The nomination for his award gave the details:

Undeterred by intense and accurate anti-aircraft fire from a formidable escorting force of six armed ships and four E boats, Pilot Officer Digges and Sergeant Cowen pressed home their attacks from mast height and both pilots obtained direct hits on the tanker which was left enveloped in smoke and flames. An hour later the tanker was seen to be sinking. Both these pilots displayed unflinching courage in the destruction of a valuable enemy ship.

The award received a lot of attention by the media, and Digges’ mother and grandmother were interviewed by Australian newspapers.

Digges’ grandmother, on hearing of his decoration, reportedly went into her garden to find laurel leaves to surround his portrait which stood on her mantelpiece. She said, “It doesn’t seem long ago to me that he was just a child telling me that one day he would have an aeroplane of his own. Ever since he was tiny he wanted to fly. I’m glad he got his wings.”

In December, No. 139 Squadron moved to RAF Oulton in Norfolk. On 18 December 1941, he was a member of a crew of a Hudson that crashed to the ground near the base at around 10.45 am.

The Digges family was stunned to receive the news that Richie had died, and that his funeral was to take place at 11:40 am on 23 December 1941, at Norwich Cemetery.

His father Daniel Digges was presented the Distinguished Flying Cross awarded to his son by the Governor-General in September 1942.
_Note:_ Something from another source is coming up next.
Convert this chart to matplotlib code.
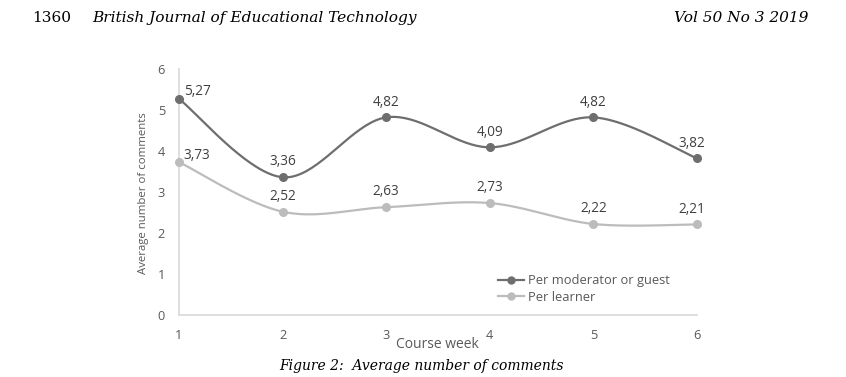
import numpy as np
import matplotlib
matplotlib.use('Agg')
from matplotlib import pyplot as plt

weeks = [1, 2, 3, 4, 5, 6]
moderator = [5.27, 3.36, 4.82, 4.09, 4.82, 3.82]
learner = [3.73, 2.52, 2.63, 2.73, 2.22, 2.21]
yticks = [0, 1, 2, 3, 4, 5, 6]


def smooth(x, y, n=40):
    # Excel-style smoothed line (Bezier through points, tension 1/6)
    x = np.asarray(x, float)
    y = np.asarray(y, float)
    px = np.concatenate([[x[0]], x, [x[-1]]])
    py = np.concatenate([[y[0]], y, [y[-1]]])
    xs, ys = [], []
    t = np.linspace(0, 1, n)
    for i in range(1, len(x)):
        p0 = np.array([px[i], py[i]])
        p3 = np.array([px[i+1], py[i+1]])
        c1 = p0 + (p3 - np.array([px[i-1], py[i-1]])) / 6
        c2 = p3 - (np.array([px[i+2], py[i+2]]) - p0) / 6
        b = ((1-t)**3)[:, None]*p0 + (3*(1-t)**2*t)[:, None]*c1 \
            + (3*(1-t)*t**2)[:, None]*c2 + (t**3)[:, None]*p3
        xs.extend(b[:, 0])
        ys.extend(b[:, 1])
    return np.array(xs), np.array(ys)


gray_txt = '#595959'
c_mod = '#6e6e6e'
c_lrn = '#bcbcbc'
chart_font = 'Open Sans'
serif = 'DejaVu Serif'

fig = plt.figure(figsize=(8.46, 3.77), dpi=100)
fig.patch.set_facecolor('white')

ax = fig.add_axes([179/846, 1-315/377, (697-179)/846, (315-69)/377])

sx, sy = smooth(weeks, moderator)
ax.plot(sx, sy, color=c_mod, lw=1.6, clip_on=False, zorder=3)
ax.plot(weeks, moderator, 'o', color=c_mod, ms=5.5, clip_on=False, zorder=4)
sx, sy = smooth(weeks, learner)
ax.plot(sx, sy, color=c_lrn, lw=1.6, clip_on=False, zorder=3)
ax.plot(weeks, learner, 'o', color=c_lrn, ms=5.5, clip_on=False, zorder=4)

# legend handles
ax.plot([], [], '-o', color=c_mod, lw=1.6, ms=5, label='Per moderator or guest')
ax.plot([], [], '-o', color=c_lrn, lw=1.6, ms=5, label='Per learner')

for series in (moderator, learner):
    for w, v in zip(weeks, series):
        lab = ('%.2f' % v).replace('.', ',')
        if w == 1:
            off = (13, 5)
        elif w == 6:
            off = (-4, 11)
        else:
            off = (0, 11)
        ax.annotate(lab, (w, v), xytext=off, textcoords='offset points',
                    ha='center', va='center', fontsize=9.8,
                    color='#404040', family=chart_font)

ax.set_xlim(1, 6)
ax.set_ylim(0, 6)
ax.set_xticks(weeks)
ax.set_yticks(yticks)
ax.tick_params(length=0, labelsize=9.2, labelcolor=gray_txt, pad=10)
for lbl in ax.get_xticklabels() + ax.get_yticklabels():
    lbl.set_family(chart_font)
for s in ('top', 'right'):
    ax.spines[s].set_visible(False)
for s in ('left', 'bottom'):
    ax.spines[s].set_color('#d9d9d9')
    ax.spines[s].set_linewidth(1.2)

fig.text(143/846, 1-193/377, 'Average number of comments', rotation=90,
         ha='center', va='center', fontsize=8.2, color=gray_txt, family=chart_font)
fig.text(437/846, 1-344/377, 'Course week', ha='center', va='center',
         fontsize=10, color=gray_txt, family=chart_font)

leg = ax.legend(loc='center left', bbox_to_anchor=(492/846, 1-289/377),
                bbox_transform=fig.transFigure, frameon=False,
                prop={'family': chart_font, 'size': 9.3},
                handlelength=2.0, handletextpad=0.3, labelspacing=0.25,
                borderpad=0)
for t in leg.get_texts():
    t.set_color(gray_txt)

# page header and caption
fig.text(32/846, 1-18/377, '1360', ha='left', va='center',
         fontsize=11.1, family=serif)
fig.text(92/846, 1-18/377, 'British Journal of Educational Technology',
         ha='left', va='center', fontsize=11.1, style='italic', family=serif)
fig.text(808/846, 1-18/377, 'Vol 50 No 3 2019', ha='right', va='center',
         fontsize=11.1, style='italic', family=serif)
fig.text(421/846, 1-366/377, 'Figure 2:  Average number of comments',
         ha='center', va='center', fontsize=10, style='italic', family=serif)

plt.savefig('out.png', dpi=100)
Charles Digges’ name is listed on the Roll of Honour on my left, among almost 40,000 Australians who died while serving in the Second World War.

This is but one of the many stories of service and sacrifice told here at the Australian War Memorial. We now remember Pilot Officer Charles Richardson Digges, who gave his life for us, for our freedoms, and in the hope of a better world.